Unusual coercivity and zero field stabilization of fully saturated magnetization in single crystals of LaCrGe$_3$

TL;DR

This study reveals unusual coercivity and zero-field stabilization of saturated magnetization in LaCrGe$_3$, showing sharp magnetization reversals and temperature-dependent coercivity in a bulk ferromagnetic crystal.

Contribution

It uncovers a novel magnetic behavior in LaCrGe$_3$, demonstrating sharp, temperature-dependent coercivity and complete magnetization reversals in a bulk crystal, previously seen only in nanocrystalline materials.

Findings

LaCrGe$_3$ exhibits low-temperature coercivity with sharp magnetization reversals.

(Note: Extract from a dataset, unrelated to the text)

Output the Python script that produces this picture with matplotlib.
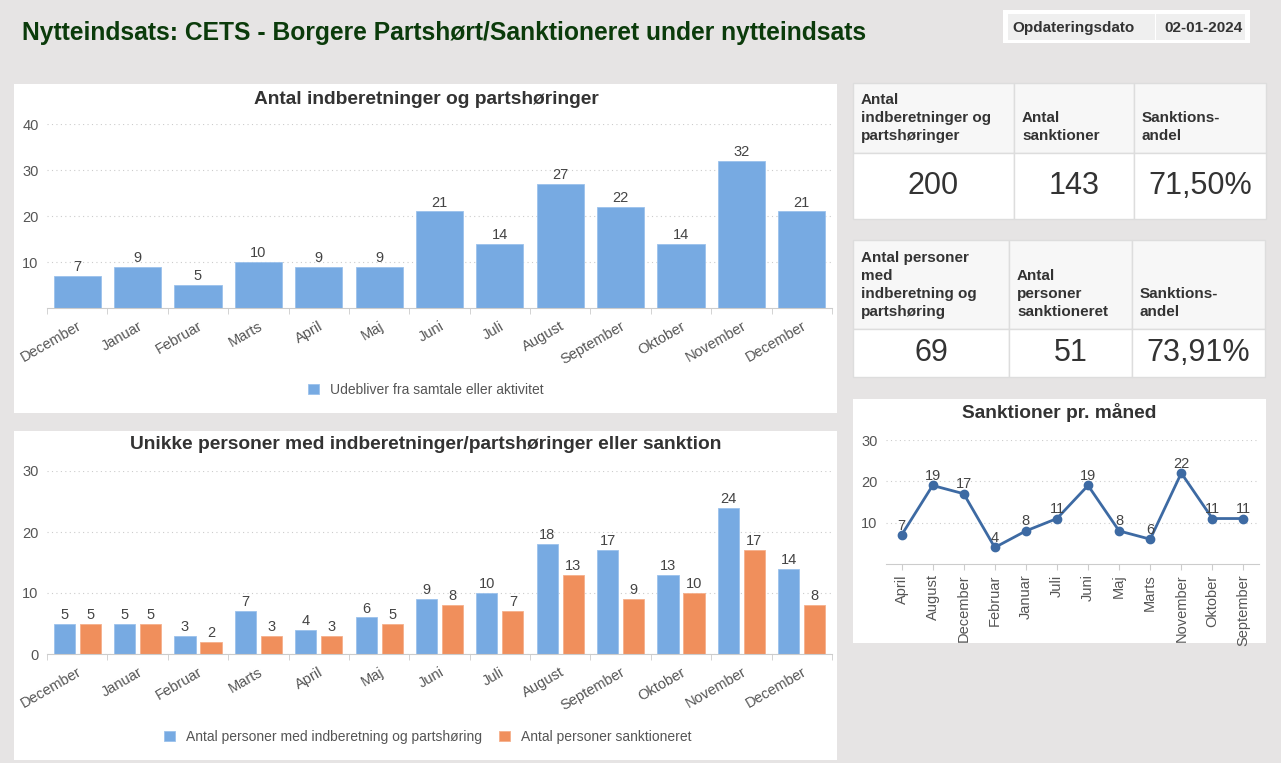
import matplotlib.pyplot as plt
from matplotlib.patches import Rectangle
import numpy as np

plt.rcParams['font.family'] = ['Liberation Sans', 'DejaVu Sans']

W, H = 1281, 763

# data
maaneder = ['December', 'Januar', 'Februar', 'Marts', 'April', 'Maj', 'Juni',
            'Juli', 'August', 'September', 'Oktober', 'November', 'December']
indberetninger = [7, 9, 5, 10, 9, 9, 21, 14, 27, 22, 14, 32, 21]
personer = [5, 5, 3, 7, 4, 6, 9, 10, 18, 17, 13, 24, 14]
sanktioneret = [5, 5, 2, 3, 3, 5, 8, 7, 13, 9, 10, 17, 8]

linje_maaneder = ['April', 'August', 'December', 'Februar', 'Januar', 'Juli',
                  'Juni', 'Maj', 'Marts', 'November', 'Oktober', 'September']
sanktioner = [7, 19, 17, 4, 8, 11, 19, 8, 6, 22, 11, 11]

tabel1_head = ['Antal\nindberetninger og\npartshøringer', 'Antal\nsanktioner', 'Sanktions-\nandel']
tabel1_vals = ['200', '143', '71,50%']
tabel2_head = ['Antal personer\nmed\nindberetning og\npartshøring', 'Antal\npersoner\nsanktioneret',
               'Sanktions-\nandel']
tabel2_vals = ['69', '51', '73,91%']

BLUE = '#77aae2'
ORANGE = '#f08f5c'
LINE = '#3d6aa3'
TXT = '#444444'
FS = 10.5


def box(x0, y0, x1, y1):
    return [x0 / W, 1 - y1 / H, (x1 - x0) / W, (y1 - y0) / H]


def fx(x):
    return x / W


def fy(y):
    return 1 - y / H


def panel(x0, y0, x1, y1, fc='white', ec='none', lw=0):
    fig.patches.append(Rectangle((fx(x0), fy(y1)), (x1 - x0) / W, (y1 - y0) / H,
                                 transform=fig.transFigure, facecolor=fc,
                                 edgecolor=ec, linewidth=lw, zorder=-5))


def style_ax(ax, yticks, ymax):
    ax.set_zorder(2)
    ax.set_ylim(0, ymax)
    ax.set_yticks(yticks)
    for s in ['top', 'right', 'left']:
        ax.spines[s].set_visible(False)
    ax.spines['bottom'].set_color('#cccccc')
    ax.tick_params(axis='y', length=0, labelsize=FS, labelcolor='#555555', pad=6)
    ax.yaxis.grid(True, linestyle=(0, (1, 3)), color='#cccccc', linewidth=0.8)
    ax.set_axisbelow(True)
    ax.set_facecolor('none')


fig = plt.figure(figsize=(W / 100, H / 100), dpi=100)
fig.patch.set_facecolor('#e6e4e4')

# title
fig.text(fx(22), fy(33), 'Nytteindsats: CETS - Borgere Partshørt/Sanktioneret under nytteindsats',
         fontsize=17.7, fontweight='bold', color='#0b3b0b', va='center', ha='left')

# date box
panel(1003, 10, 1250, 43, fc='white')
panel(1008, 14, 1155, 40, fc='#efefef')
panel(1156, 14, 1245, 40, fc='#efefef')
fig.text(fx(1012), fy(28), 'Opdateringsdato', fontsize=11, fontweight='bold', color='#333333', va='center')
fig.text(fx(1164), fy(28), '02-01-2024', fontsize=11, fontweight='bold', color='#333333', va='center')

# panels
panel(14, 84, 837, 413)
panel(14, 431, 837, 760)
panel(853, 399, 1266, 643)

x = np.arange(len(maaneder))

# top bar chart
ax1 = fig.add_axes(box(47, 124, 832, 308))
b1 = ax1.bar(x, indberetninger, width=0.78, color=BLUE, edgecolor='#9cc2ec', linewidth=0.6,
             label='Udebliver fra samtale eller aktivitet')
for xi, v in zip(x, indberetninger):
    ax1.text(xi, v + 0.4, str(v), ha='center', va='bottom', fontsize=FS, color=TXT)
ax1.set_xlim(-0.5, len(maaneder) - 0.5)
style_ax(ax1, [10, 20, 30, 40], 40)
ax1.set_xticks(x)
ax1.set_xticklabels(maaneder, rotation=30, ha='right', rotation_mode='anchor', fontsize=FS, color='#555555')
ax1.set_xticks(np.arange(-0.5, len(maaneder)), minor=True)
ax1.tick_params(axis='x', which='major', length=0, pad=8)
ax1.tick_params(axis='x', which='minor', length=4, color='#cccccc')
fig.text(fx(426), fy(99), 'Antal indberetninger og partshøringer', fontsize=13.8, fontweight='bold',
         color='#333333', ha='center', va='center')
ax1.legend(handles=[b1], loc='center', bbox_to_anchor=(fx(426), fy(390)), bbox_transform=fig.transFigure,
           frameon=False, fontsize=10, handlelength=0.8, handleheight=0.8, labelcolor='#555555')

# bottom grouped bar chart
ax2 = fig.add_axes(box(47, 471, 832, 654))
off = 0.215
b2 = ax2.bar(x - off, personer, width=0.35, color=BLUE, edgecolor='#9cc2ec', linewidth=0.6,
             label='Antal personer med indberetning og partshøring')
b3 = ax2.bar(x + off, sanktioneret, width=0.35, color=ORANGE, edgecolor='#f5b08c', linewidth=0.6,
             label='Antal personer sanktioneret')
for xi, v in zip(x, personer):
    ax2.text(xi - off, v + 0.3, str(v), ha='center', va='bottom', fontsize=FS, color=TXT)
for xi, v in zip(x, sanktioneret):
    ax2.text(xi + off, v + 0.3, str(v), ha='center', va='bottom', fontsize=FS, color=TXT)
ax2.set_xlim(-0.5, len(maaneder) - 0.5)
style_ax(ax2, [0, 10, 20, 30], 30)
ax2.set_xticks(x)
ax2.set_xticklabels(maaneder, rotation=30, ha='right', rotation_mode='anchor', fontsize=FS, color='#555555')
ax2.set_xticks(np.arange(-0.5, len(maaneder)), minor=True)
ax2.tick_params(axis='x', which='major', length=0, pad=8)
ax2.tick_params(axis='x', which='minor', length=4, color='#cccccc')
fig.text(fx(426), fy(445), 'Unikke personer med indberetninger/partshøringer eller sanktion', fontsize=13.8,
         fontweight='bold', color='#333333', ha='center', va='center')
ax2.legend(handles=[b2, b3], loc='center', ncol=2, bbox_to_anchor=(fx(428), fy(737)),
           bbox_transform=fig.transFigure, frameon=False, fontsize=10, handlelength=0.8,
           handleheight=0.8, columnspacing=1.2, labelcolor='#555555')

# line chart
ax3 = fig.add_axes(box(886, 440, 1259, 564))
xl = np.arange(len(linje_maaneder))
ax3.plot(xl, sanktioner, color=LINE, linewidth=2, marker='o', markersize=6)
for xi, v in zip(xl, sanktioner):
    ax3.text(xi, v + 0.6, str(v), ha='center', va='bottom', fontsize=FS, color=TXT)
ax3.set_xlim(-0.5, len(linje_maaneder) - 0.5)
style_ax(ax3, [10, 20, 30], 30)
ax3.set_xticks(xl)
ax3.set_xticklabels(linje_maaneder, rotation=90, fontsize=FS, color='#555555')
ax3.tick_params(axis='x', length=4, color='#cccccc')
fig.text(fx(1059), fy(413), 'Sanktioner pr. måned', fontsize=13.8, fontweight='bold',
         color='#333333', ha='center', va='center')


# tables
def tabel(cols, y0, ymid, y1, head, vals, head_bottom):
    for (c0, c1), h, v in zip(cols, head, vals):
        panel(c0, y0, c1, ymid, fc='#f7f7f7', ec='#dddddd', lw=1)
        panel(c0, ymid, c1, y1, fc='white', ec='#dddddd', lw=1)
        fig.text(fx(c0 + 8), fy(head_bottom), h, fontsize=11, fontweight='bold', color='#333333',
                 ha='left', va='bottom', linespacing=1.35)
        fig.text(fx((c0 + c1) / 2), fy((ymid + y1) / 2), v, fontsize=22, color='#333333',
                 ha='center', va='center')


tabel([(853, 1014), (1014, 1134), (1134, 1266)], 83, 153, 219, tabel1_head, tabel1_vals, 143)
tabel([(853, 1009), (1009, 1132), (1132, 1265)], 240, 329, 377, tabel2_head, tabel2_vals, 319)

fig.savefig('out.png', dpi=100, facecolor=fig.get_facecolor())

Coercivity varies with temperature, disappearing between 40-55 K and reappearing near 70-85 K.

Magnetic behavior resembles micromagnetic/nanocrystalline materials, unusual for bulk samples.

Abstract

LaCrGe$_3$ is an itinerant, metallic ferromagnet with a Curie temperature ($T_C$) of $\sim$ 86 K. Whereas LaCrGe$_3$ has been studied extensively as a function of pressure as an example of avoided ferromagnetic quantum criticality, questions about its ambient pressure ordered state remain; specifically, whether there is a change in the nature of the ferromagnetically ordered state below $T_C$ $\sim$ 86 K. We present anisotropic $M$($H$) isotherms, coupled with anisotropic AC susceptibility data, and demonstrate that LaCrGe$_3$ has a remarkable, low temperature coercivity associated with exceptionally sharp, complete magnetization reversals to and from fully polarized states. This coercivity is temperature dependent, it drops to zero in the 40 - 55 K region and reappears in the 70 - 85 K regions. At low temperatures LaCrGe$_3$ has magnetization loops and behavior that has previously associated with micromagnetic/nanocrystalline materials, not bulk, macroscopic samples.